[start]
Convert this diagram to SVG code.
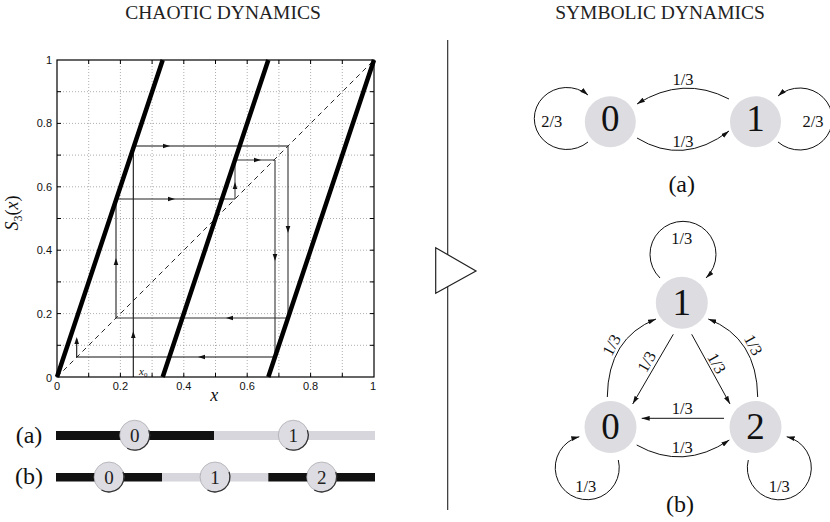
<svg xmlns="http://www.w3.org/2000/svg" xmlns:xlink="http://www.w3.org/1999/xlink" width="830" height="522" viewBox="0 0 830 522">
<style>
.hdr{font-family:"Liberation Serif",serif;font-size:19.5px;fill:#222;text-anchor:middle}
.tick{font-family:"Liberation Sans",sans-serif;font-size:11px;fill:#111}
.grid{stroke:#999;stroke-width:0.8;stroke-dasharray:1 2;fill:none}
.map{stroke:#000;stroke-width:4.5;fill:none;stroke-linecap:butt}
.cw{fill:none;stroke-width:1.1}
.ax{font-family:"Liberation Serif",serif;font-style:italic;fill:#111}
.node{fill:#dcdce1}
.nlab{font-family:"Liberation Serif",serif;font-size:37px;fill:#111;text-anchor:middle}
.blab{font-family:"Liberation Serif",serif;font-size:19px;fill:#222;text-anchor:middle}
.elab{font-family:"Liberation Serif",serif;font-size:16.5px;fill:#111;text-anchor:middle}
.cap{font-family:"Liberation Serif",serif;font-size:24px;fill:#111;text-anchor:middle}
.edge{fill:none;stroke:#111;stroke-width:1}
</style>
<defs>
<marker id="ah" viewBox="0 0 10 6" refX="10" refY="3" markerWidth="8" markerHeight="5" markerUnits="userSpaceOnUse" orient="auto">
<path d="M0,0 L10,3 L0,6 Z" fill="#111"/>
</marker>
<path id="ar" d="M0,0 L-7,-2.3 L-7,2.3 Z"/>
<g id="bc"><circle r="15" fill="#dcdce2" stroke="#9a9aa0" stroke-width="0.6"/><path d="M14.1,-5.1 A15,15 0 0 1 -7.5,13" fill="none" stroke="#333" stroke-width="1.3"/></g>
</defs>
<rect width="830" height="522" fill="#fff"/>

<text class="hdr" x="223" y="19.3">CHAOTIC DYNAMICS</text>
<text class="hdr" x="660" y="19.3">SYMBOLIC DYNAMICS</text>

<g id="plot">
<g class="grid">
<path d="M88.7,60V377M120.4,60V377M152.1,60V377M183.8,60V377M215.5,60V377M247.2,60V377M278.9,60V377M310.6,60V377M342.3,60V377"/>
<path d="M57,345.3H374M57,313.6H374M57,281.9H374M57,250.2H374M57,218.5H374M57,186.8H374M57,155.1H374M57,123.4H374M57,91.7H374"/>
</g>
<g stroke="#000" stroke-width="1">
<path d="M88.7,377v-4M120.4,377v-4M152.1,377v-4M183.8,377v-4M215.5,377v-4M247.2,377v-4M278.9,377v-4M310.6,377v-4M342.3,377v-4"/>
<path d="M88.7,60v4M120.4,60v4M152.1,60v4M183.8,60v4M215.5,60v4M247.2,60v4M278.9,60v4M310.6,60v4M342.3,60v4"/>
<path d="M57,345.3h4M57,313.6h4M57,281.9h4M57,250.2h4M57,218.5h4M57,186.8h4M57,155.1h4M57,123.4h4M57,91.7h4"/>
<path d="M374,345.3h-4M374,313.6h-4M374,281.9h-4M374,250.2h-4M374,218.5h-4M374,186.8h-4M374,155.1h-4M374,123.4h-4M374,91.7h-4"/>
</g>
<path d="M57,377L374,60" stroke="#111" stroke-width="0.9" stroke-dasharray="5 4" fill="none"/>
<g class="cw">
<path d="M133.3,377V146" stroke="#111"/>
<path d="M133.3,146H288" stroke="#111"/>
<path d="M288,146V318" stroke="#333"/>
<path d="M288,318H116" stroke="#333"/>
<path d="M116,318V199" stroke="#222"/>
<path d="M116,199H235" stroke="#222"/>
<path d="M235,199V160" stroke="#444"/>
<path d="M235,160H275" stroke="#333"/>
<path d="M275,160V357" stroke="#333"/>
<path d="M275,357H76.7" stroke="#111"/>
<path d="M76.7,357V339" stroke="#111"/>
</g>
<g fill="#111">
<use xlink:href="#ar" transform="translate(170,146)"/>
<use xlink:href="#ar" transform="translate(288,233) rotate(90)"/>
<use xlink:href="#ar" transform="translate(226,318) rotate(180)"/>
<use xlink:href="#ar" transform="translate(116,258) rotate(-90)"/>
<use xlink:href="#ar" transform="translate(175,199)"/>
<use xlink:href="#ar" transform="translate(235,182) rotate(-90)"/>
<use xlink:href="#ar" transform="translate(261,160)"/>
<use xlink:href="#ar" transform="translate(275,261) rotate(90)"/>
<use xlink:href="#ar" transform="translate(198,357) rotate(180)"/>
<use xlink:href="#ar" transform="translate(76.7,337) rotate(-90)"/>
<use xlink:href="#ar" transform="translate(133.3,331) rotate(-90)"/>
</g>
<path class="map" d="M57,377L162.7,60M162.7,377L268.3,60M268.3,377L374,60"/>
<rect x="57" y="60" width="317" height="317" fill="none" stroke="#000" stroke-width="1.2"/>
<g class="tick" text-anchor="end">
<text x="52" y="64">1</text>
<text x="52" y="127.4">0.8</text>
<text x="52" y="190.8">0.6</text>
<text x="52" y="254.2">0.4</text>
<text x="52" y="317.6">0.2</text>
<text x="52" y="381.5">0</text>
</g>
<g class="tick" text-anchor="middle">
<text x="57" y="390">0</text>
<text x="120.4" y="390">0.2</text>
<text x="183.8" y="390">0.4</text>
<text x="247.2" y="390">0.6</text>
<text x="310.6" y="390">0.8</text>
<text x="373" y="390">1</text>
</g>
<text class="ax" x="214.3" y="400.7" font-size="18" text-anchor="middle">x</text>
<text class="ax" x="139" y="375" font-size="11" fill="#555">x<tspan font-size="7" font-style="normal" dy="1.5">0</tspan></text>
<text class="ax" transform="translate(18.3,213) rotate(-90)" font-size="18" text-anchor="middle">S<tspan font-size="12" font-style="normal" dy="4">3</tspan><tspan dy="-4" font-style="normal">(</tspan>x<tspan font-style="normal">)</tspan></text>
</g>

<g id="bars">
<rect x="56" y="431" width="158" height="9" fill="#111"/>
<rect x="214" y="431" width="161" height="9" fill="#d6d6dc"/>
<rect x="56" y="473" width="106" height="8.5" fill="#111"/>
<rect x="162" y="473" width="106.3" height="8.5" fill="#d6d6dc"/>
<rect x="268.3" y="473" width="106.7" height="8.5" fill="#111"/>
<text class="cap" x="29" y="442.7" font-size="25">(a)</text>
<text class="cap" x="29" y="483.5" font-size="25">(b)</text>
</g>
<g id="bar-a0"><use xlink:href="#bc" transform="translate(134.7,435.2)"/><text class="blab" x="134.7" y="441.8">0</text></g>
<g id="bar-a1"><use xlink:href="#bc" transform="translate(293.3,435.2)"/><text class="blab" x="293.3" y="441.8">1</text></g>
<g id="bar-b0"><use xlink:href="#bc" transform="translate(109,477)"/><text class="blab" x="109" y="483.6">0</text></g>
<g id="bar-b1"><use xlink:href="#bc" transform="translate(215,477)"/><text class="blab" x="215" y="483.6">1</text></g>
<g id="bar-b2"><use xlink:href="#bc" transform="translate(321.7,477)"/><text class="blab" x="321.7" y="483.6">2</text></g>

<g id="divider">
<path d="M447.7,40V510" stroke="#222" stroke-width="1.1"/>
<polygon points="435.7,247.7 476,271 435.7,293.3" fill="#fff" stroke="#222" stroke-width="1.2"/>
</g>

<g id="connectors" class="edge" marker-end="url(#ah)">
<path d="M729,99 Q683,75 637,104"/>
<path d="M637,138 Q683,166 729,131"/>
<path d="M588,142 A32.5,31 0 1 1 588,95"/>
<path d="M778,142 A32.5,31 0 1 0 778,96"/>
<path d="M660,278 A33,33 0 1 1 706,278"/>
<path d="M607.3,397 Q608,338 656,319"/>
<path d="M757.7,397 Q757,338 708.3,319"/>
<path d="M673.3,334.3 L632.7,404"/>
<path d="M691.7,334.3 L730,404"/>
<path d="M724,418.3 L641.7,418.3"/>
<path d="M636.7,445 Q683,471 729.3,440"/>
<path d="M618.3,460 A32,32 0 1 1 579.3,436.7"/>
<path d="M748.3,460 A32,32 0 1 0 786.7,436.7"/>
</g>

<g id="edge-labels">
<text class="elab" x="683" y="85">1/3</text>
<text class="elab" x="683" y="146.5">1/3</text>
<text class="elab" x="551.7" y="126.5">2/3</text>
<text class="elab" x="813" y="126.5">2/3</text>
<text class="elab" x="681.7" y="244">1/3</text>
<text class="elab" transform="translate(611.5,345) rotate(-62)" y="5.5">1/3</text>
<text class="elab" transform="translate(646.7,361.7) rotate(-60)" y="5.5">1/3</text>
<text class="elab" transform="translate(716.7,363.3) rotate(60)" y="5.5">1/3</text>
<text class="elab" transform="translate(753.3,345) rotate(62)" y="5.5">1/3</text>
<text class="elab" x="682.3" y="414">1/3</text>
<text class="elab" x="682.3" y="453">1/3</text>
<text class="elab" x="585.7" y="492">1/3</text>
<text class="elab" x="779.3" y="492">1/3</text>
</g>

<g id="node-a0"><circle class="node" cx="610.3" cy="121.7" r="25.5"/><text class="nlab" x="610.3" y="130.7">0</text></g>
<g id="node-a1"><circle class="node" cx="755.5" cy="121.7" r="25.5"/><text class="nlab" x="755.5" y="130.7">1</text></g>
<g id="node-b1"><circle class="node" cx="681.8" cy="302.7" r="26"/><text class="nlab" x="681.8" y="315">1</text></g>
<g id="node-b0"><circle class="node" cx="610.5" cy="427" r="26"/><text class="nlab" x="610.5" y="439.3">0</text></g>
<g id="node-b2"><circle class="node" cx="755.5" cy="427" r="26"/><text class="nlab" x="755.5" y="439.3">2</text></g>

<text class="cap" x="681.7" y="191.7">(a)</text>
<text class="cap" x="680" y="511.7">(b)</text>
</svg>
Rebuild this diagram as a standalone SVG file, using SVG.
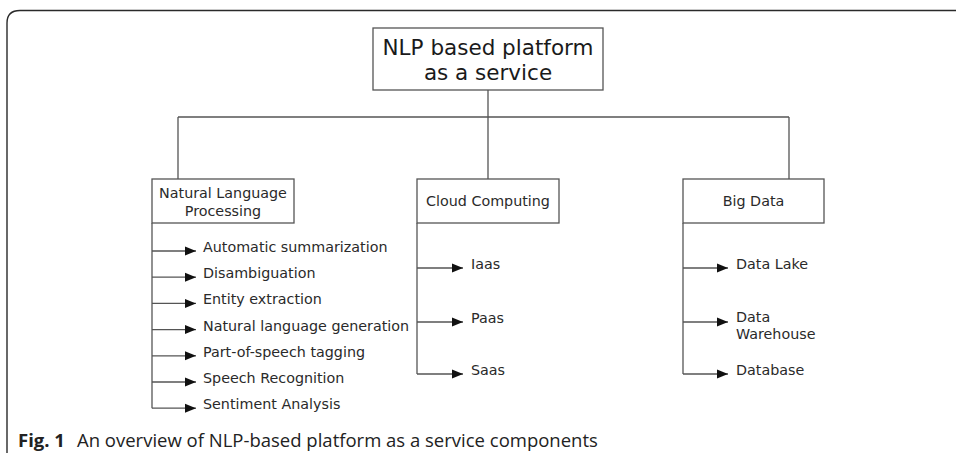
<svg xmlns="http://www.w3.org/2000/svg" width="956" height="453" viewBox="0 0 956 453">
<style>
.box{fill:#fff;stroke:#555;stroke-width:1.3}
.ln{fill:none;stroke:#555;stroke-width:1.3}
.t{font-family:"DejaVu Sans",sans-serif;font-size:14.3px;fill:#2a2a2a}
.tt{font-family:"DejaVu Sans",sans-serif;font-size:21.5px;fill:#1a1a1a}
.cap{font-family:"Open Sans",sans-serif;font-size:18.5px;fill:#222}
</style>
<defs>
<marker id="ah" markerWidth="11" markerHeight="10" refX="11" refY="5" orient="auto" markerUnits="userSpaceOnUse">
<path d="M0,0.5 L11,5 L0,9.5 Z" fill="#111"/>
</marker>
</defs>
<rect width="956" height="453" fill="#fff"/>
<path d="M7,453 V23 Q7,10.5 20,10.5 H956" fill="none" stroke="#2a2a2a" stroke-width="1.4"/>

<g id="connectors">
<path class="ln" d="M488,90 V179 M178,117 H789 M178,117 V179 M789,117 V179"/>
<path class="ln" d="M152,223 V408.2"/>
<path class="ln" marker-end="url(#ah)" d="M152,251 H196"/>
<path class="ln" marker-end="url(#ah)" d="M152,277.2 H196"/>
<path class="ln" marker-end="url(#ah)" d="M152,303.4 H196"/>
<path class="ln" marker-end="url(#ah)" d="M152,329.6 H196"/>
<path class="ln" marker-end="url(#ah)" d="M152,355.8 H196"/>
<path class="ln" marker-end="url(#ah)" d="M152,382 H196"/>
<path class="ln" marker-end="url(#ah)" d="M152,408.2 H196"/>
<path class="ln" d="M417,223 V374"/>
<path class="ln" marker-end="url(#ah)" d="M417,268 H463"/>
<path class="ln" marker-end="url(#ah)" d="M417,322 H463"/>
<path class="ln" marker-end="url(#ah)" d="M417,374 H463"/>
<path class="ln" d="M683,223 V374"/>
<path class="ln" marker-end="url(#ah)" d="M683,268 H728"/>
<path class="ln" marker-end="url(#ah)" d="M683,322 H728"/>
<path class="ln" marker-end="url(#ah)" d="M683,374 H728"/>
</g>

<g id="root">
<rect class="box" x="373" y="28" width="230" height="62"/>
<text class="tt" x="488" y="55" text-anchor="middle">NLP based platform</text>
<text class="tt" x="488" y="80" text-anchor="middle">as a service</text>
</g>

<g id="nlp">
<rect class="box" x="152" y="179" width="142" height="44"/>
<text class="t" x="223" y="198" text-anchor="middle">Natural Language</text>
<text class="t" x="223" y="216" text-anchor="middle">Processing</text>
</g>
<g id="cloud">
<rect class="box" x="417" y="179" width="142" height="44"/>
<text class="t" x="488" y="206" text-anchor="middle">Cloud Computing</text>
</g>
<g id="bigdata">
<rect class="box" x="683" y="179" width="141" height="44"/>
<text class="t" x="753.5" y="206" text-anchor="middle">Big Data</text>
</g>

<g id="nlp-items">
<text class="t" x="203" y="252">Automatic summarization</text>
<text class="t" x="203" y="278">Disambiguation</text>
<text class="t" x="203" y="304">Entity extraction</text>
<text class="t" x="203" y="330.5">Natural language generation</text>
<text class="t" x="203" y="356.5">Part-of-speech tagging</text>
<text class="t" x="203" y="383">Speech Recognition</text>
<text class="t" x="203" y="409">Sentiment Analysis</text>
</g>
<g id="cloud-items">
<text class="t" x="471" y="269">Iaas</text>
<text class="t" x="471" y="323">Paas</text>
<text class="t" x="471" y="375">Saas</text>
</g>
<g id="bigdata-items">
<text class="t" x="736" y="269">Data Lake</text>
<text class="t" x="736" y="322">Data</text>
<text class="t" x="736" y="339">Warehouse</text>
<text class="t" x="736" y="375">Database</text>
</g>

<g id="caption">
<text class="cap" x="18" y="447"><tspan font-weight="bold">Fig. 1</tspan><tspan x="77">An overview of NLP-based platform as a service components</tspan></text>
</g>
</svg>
[end]
WHAT IS BEING ASKED> The first line to give again is the one with "Rebuild this diagram", and the last is the one with "V23 Q7,10.5 20,10.5". Repeat them and everything between exactly, minus the pictures.

REPLY>
Rebuild this diagram as a standalone SVG file, using SVG.
<svg xmlns="http://www.w3.org/2000/svg" width="956" height="453" viewBox="0 0 956 453">
<style>
.box{fill:#fff;stroke:#555;stroke-width:1.3}
.ln{fill:none;stroke:#555;stroke-width:1.3}
.t{font-family:"DejaVu Sans",sans-serif;font-size:14.3px;fill:#2a2a2a}
.tt{font-family:"DejaVu Sans",sans-serif;font-size:21.5px;fill:#1a1a1a}
.cap{font-family:"Open Sans",sans-serif;font-size:18.5px;fill:#222}
</style>
<defs>
<marker id="ah" markerWidth="11" markerHeight="10" refX="11" refY="5" orient="auto" markerUnits="userSpaceOnUse">
<path d="M0,0.5 L11,5 L0,9.5 Z" fill="#111"/>
</marker>
</defs>
<rect width="956" height="453" fill="#fff"/>
<path d="M7,453 V23 Q7,10.5 20,10.5 H956" fill="none" stroke="#2a2a2a" stroke-width="1.4"/>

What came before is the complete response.